Twelve-Month Demonstration of GE ZeeLung* Technology Shows Potential to Intensify Nutrient Removal and Reduce Energy Consumption in Chicago
OREANDA-NEWS. September 27, 2016. GE (NYSE: GE) today announced the results of a year-long demonstration of GE’s ZeeLung* Membrane Aerated Biofilm Reactor (ZeeLung MABR) technology by the Metropolitan Water Reclamation District of Greater Chicago (MWRD). The demonstration proved the potential of the technology to upgrade the O'Brien Water Reclamation Plant in Skokie, Illinois, to intensify nutrient removal and enable enhanced biological phosphorous removal in existing tank volumes without the need to build new infrastructure; improve the performance for total suspended solids and ammonia removal during cold temperatures; and reduce energy demand of its aeration system by about 30 percent over the current mode of operation.
The MWRD partnered with GE to demonstrate ZeeLung in its pursuit of energy neutrality and to meet more stringent phosphorus regulations. The goal, over the year-long demonstration period, was to evaluate ZeeLung’s ability to intensify nutrient removal compared to conventional activated sludge and reduce energy consumption for aeration. This would expand the capacity of the existing aeration tanks to allow enhanced biological phosphorous removal (EBPR) without additional infrastructure. The MWRD also assessed ZeeLung's ability to improve total suspended solids and ammonia removal, which are both benefits of the system’s ability to increase biomass inventory without increasing mixed liquor suspended solids concentration.
"GE’s new ZeeLung MABR offers an innovative way for us to meet future regulations for nutrient removal within the plant’s existing footprint. In addition, the decreased energy needed to treat the water helps us move toward our goal of becoming energy neutral by 2023,” said Thomas Kunetz, assistant director of engineering, Metropolitan Water Reclamation District of Greater Chicago.
The demonstration results, supported by process modeling, show that the 30 percent energy demand reduction would be achieved if about one-third of the facility’s reactors were converted into anoxic zones where MABR membranes are immersed to provide supplemental nitrification capacity in the existing reactor volume.
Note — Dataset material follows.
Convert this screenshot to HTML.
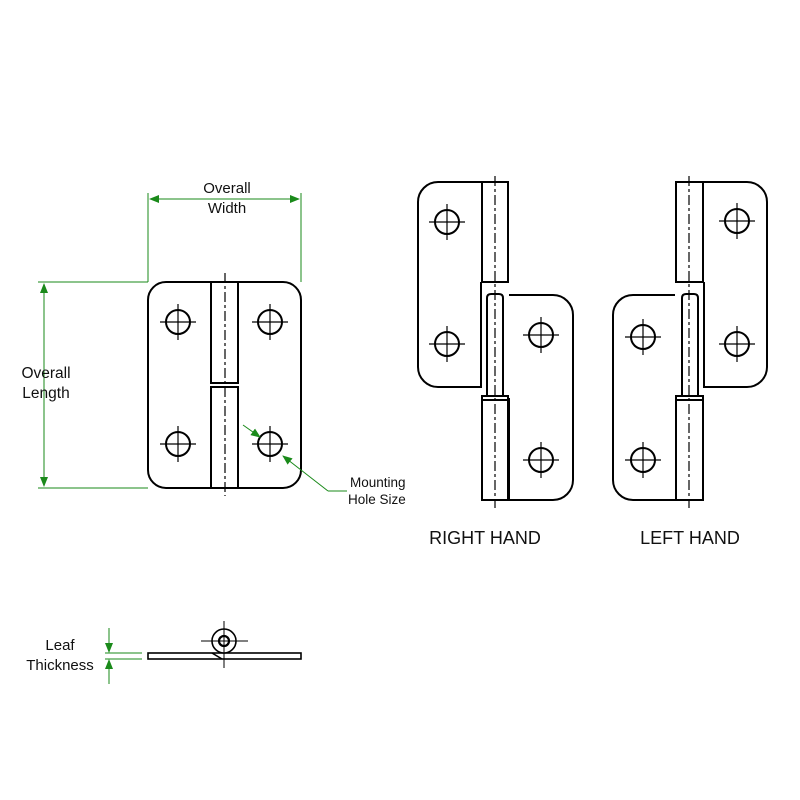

This intensification of nutrient removal would free up sufficient tank volume to accommodate an anaerobic zone for EBPR without the need to build a new battery of tanks.
“We believe that the future of wastewater treatment is energy neutrality,” said Heiner Markhoff, president and CEO—water and distributed power for GE Power. “With the potential to reduce energy demand as well as intensify nutrient removal, ZeeLung MABR can help wastewater treatment facilities move from significant energy users toward becoming energy neutral facilities. GE is proud to develop technologies, such as ZeeLung MABR, to advance the wastewater treatment industry."
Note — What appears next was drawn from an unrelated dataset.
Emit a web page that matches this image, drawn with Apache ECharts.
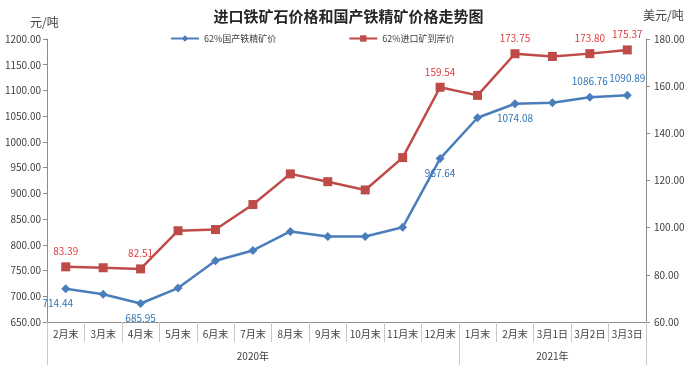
<!DOCTYPE html>
<html><head><meta charset="utf-8">
<script src="https://cdn.jsdelivr.net/npm/echarts@6/dist/echarts.min.js"></script>
<style>html,body{margin:0;padding:0;background:#fff}#c{width:697px;height:371px}</style>
</head><body><div id="c"></div>
<script>
const categories = ['2月末','3月末','4月末','5月末','6月末','7月末','8月末','9月末','10月末','11月末','12月末','1月末','2月末','3月1日','3月2日','3月3日'];
const yearLabels = ['','','','','','2020年','','','','','','','','2021年','',''];
const domestic = [714.44, 704, 685.95, 716, 769, 789, 826, 816, 816, 834, 967.64, 1047, 1074.08, 1076, 1086.76, 1090.89];
const imported = [83.39, 83.0, 82.51, 98.7, 99.2, 109.8, 122.8, 119.5, 116.0, 129.7, 159.54, 156.1, 173.75, 172.6, 173.80, 175.37];
const domesticLabeled = [0, 2, 10, 12, 14, 15];
const domesticLabelPos = {0:'bottom',2:'bottom',10:'bottom',12:'bottom',14:'top',15:'top'};
const importedLabeled = [0, 2, 10, 12, 14, 15];
const leftTicks = {min:650, max:1200, interval:50};
const rightTicks = {min:60, max:180, interval:20};

const FONT = '"Noto Sans CJK SC", "Noto Sans", sans-serif';
const axisColor = '#8c8c8c';
const txt = '#404040';
const chart = echarts.init(document.getElementById('c'));
chart.setOption({
  animation:false,
  textStyle:{fontFamily:FONT},
  title:[
    {text:'进口铁矿石价格和国产铁精矿价格走势图', left:'center', top:4, textStyle:{fontSize:15, fontWeight:'bold', color:'#262626', fontFamily:FONT}},
    {text:'元/吨', left:25, top:11, textStyle:{fontSize:12, fontWeight:'normal', color:txt, fontFamily:FONT}},
    {text:'美元/吨', left:638, top:4, textStyle:{fontSize:12, fontWeight:'normal', color:txt, fontFamily:FONT}}
  ],
  legend:{
    top:29, left:165, itemGap:72, itemWidth:28, itemHeight:8,
    textStyle:{fontSize:9, color:txt, fontFamily:FONT},
    data:['62%国产铁精矿价','62%进口矿到岸价']
  },
  grid:{left:47, right:51, top:39, bottom:49, containLabel:false},
  xAxis:[
    {type:'category', data:categories, position:'bottom', boundaryGap:true,
     axisLine:{lineStyle:{color:axisColor}},
     axisTick:{show:true, interval:0, length:20, lineStyle:{color:'#c8c8c8'}},
     axisLabel:{interval:0, fontSize:10, color:txt, margin:7, fontFamily:FONT}},
    {type:'category', data:yearLabels, position:'bottom', offset:20, boundaryGap:true,
     axisLine:{show:false},
     axisTick:{show:true, length:23, lineStyle:{color:'#c8c8c8'},
       interval:function(i){ return i===0 || i===11 || i===16; }},
     axisLabel:{interval:0, fontSize:10, color:txt, margin:9, fontFamily:FONT}}
  ],
  yAxis:[
    {type:'value', min:leftTicks.min, max:leftTicks.max, interval:leftTicks.interval, position:'left',
     axisLine:{show:true, lineStyle:{color:axisColor}}, axisTick:{show:true, length:4, lineStyle:{color:axisColor}},
     splitLine:{show:false},
     axisLabel:{fontSize:10, color:txt, margin:6, formatter:v=>v.toFixed(2), fontFamily:FONT}},
    {type:'value', min:rightTicks.min, max:rightTicks.max, interval:rightTicks.interval, position:'right',
     axisLine:{show:true, lineStyle:{color:axisColor}}, axisTick:{show:true, length:4, lineStyle:{color:axisColor}},
     splitLine:{show:false},
     axisLabel:{fontSize:10, color:txt, margin:8, formatter:v=>v.toFixed(2), fontFamily:FONT}}
  ],
  series:[
    {name:'62%国产铁精矿价', type:'line', yAxisIndex:0, xAxisIndex:0,
     symbol:'diamond', symbolSize:9,
     lineStyle:{color:'#4a7ebb', width:2.5}, itemStyle:{color:'#4a7ebb'},
     data:domestic.map((v,i)=>{
       const o={value:v};
       if(domesticLabeled.includes(i)) o.label={show:true, position:domesticLabelPos[i],
         distance: domesticLabelPos[i]==='bottom' ? 5 : 7,
         offset: i===0 ? [-8,0] : [0,0],
         color:'#2e75b6', fontSize:10, fontFamily:FONT, formatter:p=>p.value.toFixed(2)};
       return o;
     })},
    {name:'62%进口矿到岸价', type:'line', yAxisIndex:1, xAxisIndex:0,
     symbol:'rect', symbolSize:9,
     lineStyle:{color:'#be4b48', width:2.5}, itemStyle:{color:'#be4b48'},
     data:imported.map((v,i)=>{
       const o={value:v};
       if(importedLabeled.includes(i)) o.label={show:true, position:'top', distance:6,
         color:'#e03c3c', fontSize:10, fontFamily:FONT, formatter:p=>p.value.toFixed(2)};
       return o;
     })}
  ]
});
</script></body></html>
Results from the demonstration will be used by the MWRD for projecting the performance and installation costs of a full-scale configuration and for comparison against other phosphorus removal options.
The technical results will be part of a paper presented at WEFTEC 2016 titled “Demonstration of Innovative MABR Low-Energy Nutrient Removal Technology at Chicago MWRD.”
First launched at WEFTEC 2015, ZeeLung is a gas-transfer membrane that transfers oxygen by diffusion to a biofilm that grows on the outside surface of the membrane. The microorganisms in the biofilm remove nutrients and organics in the wastewater by metabolizing them in the presence of oxygen. The result is four times greater efficiency than conventional fine bubble aeration.
For the MWRD demonstration, a full-scale MABR cassette in a side-stream configuration was installed at the O'Brien Water Reclamation Plant and tested from June 2015 to June 2016. Installation and startup was accomplished in a simple manner through immersion in the plant mixed liquor for biofilm inoculation. The biofilm was fully established in four weeks and provided treatment representative of steady-state conditions. The nominal capacity of the pilot equipment was 1.9 million liters per day (0.5 million gallons per day). The study was complemented with a process modeling exercise to optimize the operational parameters.
About the Metropolitan Water Reclamation District of Greater Chicago
Established in 1889, the MWRD (www.mwrd.org) is an award-winning, special purpose government agency responsible for wastewater treatment and stormwater management in Cook County, Illinois.